Forget about sport. All of it. It’s dead.
The GAA couldn’t be watched today. No chance. Not after Derry refused to let Dublin pummel them last week.
And, sure, then Joe Brolly and the rest of them tell us that games aren’t about winning. They’re about ethos and obligation to Gaels and… well, any other old nonsense they could pick from their backsides.
So we turned to the soccer. The good old ground-ball. The globe’s favourite sport. That couldn’t let the purist down.
But the audacity.
Burnley – Burnley of all teams – mixing it with the big boys. Defending against Spurs, spoiling the game, taking a point away from a tie against a top six side. Sean Dyche is better than that. Surely he knows that Tottenham have a better team. Surely he should’ve let them win. He’s destroyed the game.
At least Granada went down with dignity at Real Madrid. At least they gave it a go. At least they scored and who really cares about the nine at the other end? Granada are a proper sporting team. They upheld the integrity of the sport and they let the players play. That’s what we want to see.
We need more of those eight-goal thumpings. Otherwise soccer will die a death, too. FIFA needs to act. Now.
God, it’s even tough to pretend to be on that delusional side of the fence but, just for fun, let’s just say that Gaelic Football really is dead. Let’s just say that sport is not about winning. That entertainment is more enjoyable when one side doesn’t bother contesting and the other doesn’t even have to come out of second gear.
Let’s just pretend that somebody somewhere has to do something. We don’t know who and we don’t know what.
Let’s just pretend that a team like Derry didn’t turn around today and impress their home support with a blitzing of Cork and that the hysteria and wakes held for one game last weekend weren’t a complete and utter overreaction to one tactic for a specific game of football.
Here’s a list of the entirely unnecessary rule changes that could be enforced in Gaelic Football to stop managers using their heads in sport, to stop weaker teams competing better and to help Dublin and Kerry shoot even further ahead of the rest of the pack.
It’s only right.
1. You must keep four men inside the opposition 45′ at all times
So then, when defenders decide to go forward, you can’t do anything about it. Just sit back and enjoy the shooting practice. Sure it’s a spectacle.

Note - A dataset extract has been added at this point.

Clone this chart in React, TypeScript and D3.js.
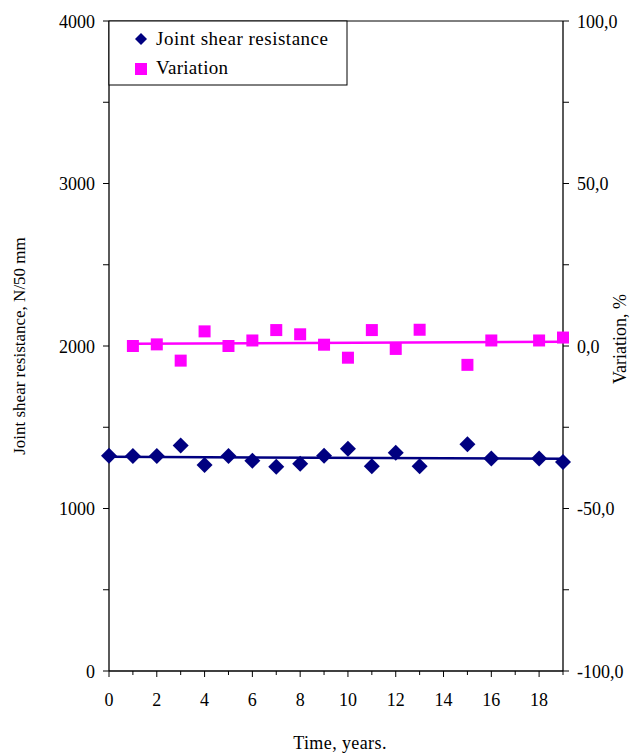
import React from "react";
import * as d3 from "d3";

const years = [0, 1, 2, 3, 4, 5, 6, 7, 8, 9, 10, 11, 12, 13, 15, 16, 18, 19];
const shear = [1325, 1323, 1323, 1387, 1268, 1323, 1294, 1257, 1276, 1325, 1368, 1260, 1343, 1260, 1395, 1307, 1307, 1286];

const varYears = [1, 2, 3, 4, 5, 6, 7, 8, 9, 10, 11, 12, 13, 15, 16, 18, 19];
const variation = [0.0, 0.5, -4.5, 4.5, 0.0, 1.7, 4.9, 3.6, 0.4, -3.6, 4.9, -0.9, 5.0, -5.8, 1.7, 1.7, 2.6];

const leftTicks = [0, 1000, 2000, 3000, 4000];
const rightTicks = [-100, -50, 0, 50, 100];
const xTicks = [0, 2, 4, 6, 8, 10, 12, 14, 16, 18];

const W = 642;
const H = 756;
const m = { left: 109, right: 563, top: 21, bottom: 671 };
const font = "Liberation Serif, Times New Roman, serif";
const NAVY = "#000080";
const MAG = "#FF00FF";

// least squares trend line
function fit(xs: number[], ys: number[]) {
  const mx = d3.mean(xs)!;
  const my = d3.mean(ys)!;
  const sxy = d3.sum(xs, (x, i) => (x - mx) * (ys[i] - my));
  const sxx = d3.sum(xs, (x) => (x - mx) * (x - mx));
  const b = sxy / sxx;
  return (x: number) => my + b * (x - mx);
}

// equal width/height diamond
const diamond = "M0,-8L8,0L0,8L-8,0Z";

export default function App() {
  const x = d3.scaleLinear().domain([0, 19]).range([m.left, m.right]);
  const yL = d3.scaleLinear().domain([0, 4000]).range([m.bottom, m.top]);
  const yR = d3.scaleLinear().domain([-100, 100]).range([m.bottom, m.top]);

  const fS = fit(years, shear);
  const fV = fit(varYears, variation);
  const line = d3.line<[number, number]>().x((d) => d[0]).y((d) => d[1]);

  const minorX = d3.range(0, 20, 1);
  const minorL = d3.range(0, 4001, 500);
  const minorR = d3.range(-100, 101, 25);

  return (
    <svg width={W} height={H} style={{ position: "absolute", left: 0, top: 0, background: "#fff", fontFamily: font }}>
      <rect x={0} y={0} width={W} height={H} fill="#fff" />
      {/* frame */}
      <line x1={m.left} x2={m.right} y1={m.top} y2={m.top} stroke="#000" strokeWidth={1} />
      <line x1={m.left} x2={m.left} y1={m.top} y2={m.bottom} stroke="#000" strokeWidth={1.3} />
      <line x1={m.right} x2={m.right} y1={m.top} y2={m.bottom} stroke="#000" strokeWidth={1.3} />
      <line x1={m.left} x2={m.right} y1={m.bottom} y2={m.bottom} stroke="#000" strokeWidth={1.3} />

      {/* left axis */}
      {minorL.map((v) => (
        <line key={"l" + v} x1={m.left - 6} x2={m.left} y1={yL(v)} y2={yL(v)} stroke="#000" />
      ))}
      {leftTicks.map((v) => (
        <text key={"lt" + v} x={95} y={yL(v) + 6.5} fontSize={18} textAnchor="end">{v}</text>
      ))}

      {/* right axis */}
      {minorR.map((v) => (
        <line key={"r" + v} x1={m.right} x2={m.right + 6} y1={yR(v)} y2={yR(v)} stroke="#000" />
      ))}
      {rightTicks.map((v) => (
        <text key={"rt" + v} x={577} y={yR(v) + 6.5} fontSize={18} textAnchor="start">
          {v.toFixed(1).replace(".", ",")}
        </text>
      ))}

      {/* x axis */}
      {minorX.map((v) => (
        <line key={"x" + v} x1={x(v)} x2={x(v)} y1={m.bottom} y2={m.bottom + (v % 2 === 0 ? 6 : 4)} stroke="#000" />
      ))}
      {xTicks.map((v) => (
        <text key={"xt" + v} x={x(v)} y={706} fontSize={18} textAnchor="middle">{v}</text>
      ))}

      {/* titles */}
      <text transform={`translate(25,346) rotate(-90)`} fontSize={17} textAnchor="middle">
        Joint shear resistance, N/50 mm
      </text>
      <text transform={`translate(626,339) rotate(-90)`} fontSize={18} textAnchor="middle">
        Variation, %
      </text>
      <text x={340} y={749} fontSize={18} textAnchor="middle" letterSpacing={0.4}>Time, years.</text>

      {/* trend lines */}
      <path d={line([[x(0), yL(fS(0))], [x(19), yL(fS(19))]])!} stroke={NAVY} strokeWidth={2.5} fill="none" />
      <path d={line([[x(1), yR(fV(1))], [x(19), yR(fV(19))]])!} stroke={MAG} strokeWidth={2.5} fill="none" />

      {/* markers */}
      {years.map((t, i) => (
        <path key={"d" + i} d={diamond} transform={`translate(${x(t)},${yL(shear[i])})`} fill={NAVY} />
      ))}
      {varYears.map((t, i) => (
        <rect key={"s" + i} x={x(t) - 6} y={yR(variation[i]) - 6} width={12} height={12} fill={MAG} />
      ))}

      {/* legend */}
      <rect x={109} y={21} width={238} height={64} fill="#fff" stroke="#000" strokeWidth={1} />
      <path d="M0,-6L6,0L0,6L-6,0Z" transform="translate(141,39)" fill={NAVY} />
      <text x={156} y={45} fontSize={19} letterSpacing={0.5}>Joint shear resistance</text>
      <rect x={135} y={63} width={12} height={12} fill={MAG} />
      <text x={156} y={74} fontSize={19} letterSpacing={0.3}>Variation</text>
    </svg>
  );
}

2. Only one man can mark an opposition forward at all times
So then, when your full back line is hung out to dry, managers can be labelled things like naive, brainless, out-of-depth.
3. Only six players from each team can come inside a 45′ at all times
If a midfielder wants to enter, a forward must step out in good time. Swaps can be made from anywhere along the 45-metre line. One player can enter from one wing if the other comes out in time. This will be a piece of piss for referees to police.
4. A scoring zone arch is added to the pitch layout. Any score from beyond it is awarded two points
We don’t want to use the inside forwards at all now. Just launch it from downtown. If anything, this will only encourage more defenders back needed to cover a bigger area of the pitch. No-one is going to let you have a free shot worth double scores.
5. Introduce the mark
A kickout caught clean grants a free kick to the catcher. Now we’re changing it to suit the big man. We were told we don’t want robots, we don’t want athletes. Now, if you’re big and strong and 6’4″ plus, your stock has risen incredibly. Forget about the brave small man who wins breaking ball like his life depended on it. That’s not an art.
6. Limit the amount of consecutive hand passes in a move
Why?
7. Make a goal worth five points
So then, when a team like Donegal score one, they can batten down the hatches with even more conviction. Place more emphasis on stopping teams from scoring goals at whatever cost.
8. Once you cross the half way line, you cannot go back
We don’t want backs playing football and, if anything, we want to make it easier for a blanket defence to smother you with nowhere to go.
9. Make it 13-a-side
Think what a great player someone like Jamie Clarke would be if he didn’t have boys marking him. He’d be class at 13-a-side – you know, playing a different game. So what? I’d be much better if it was 18-a-side. Why are we changing it to suit Jamie? Tom Cleverley would be much better if soccer was 7-a… actually, forget it.
Alternatively, look to some of the games this Easter Sunday as the resurrection of football. There’s hope. We believe.
Or, you know, just accept that football wasn’t dead in the first place because a relegated side played tight against the best team in the country.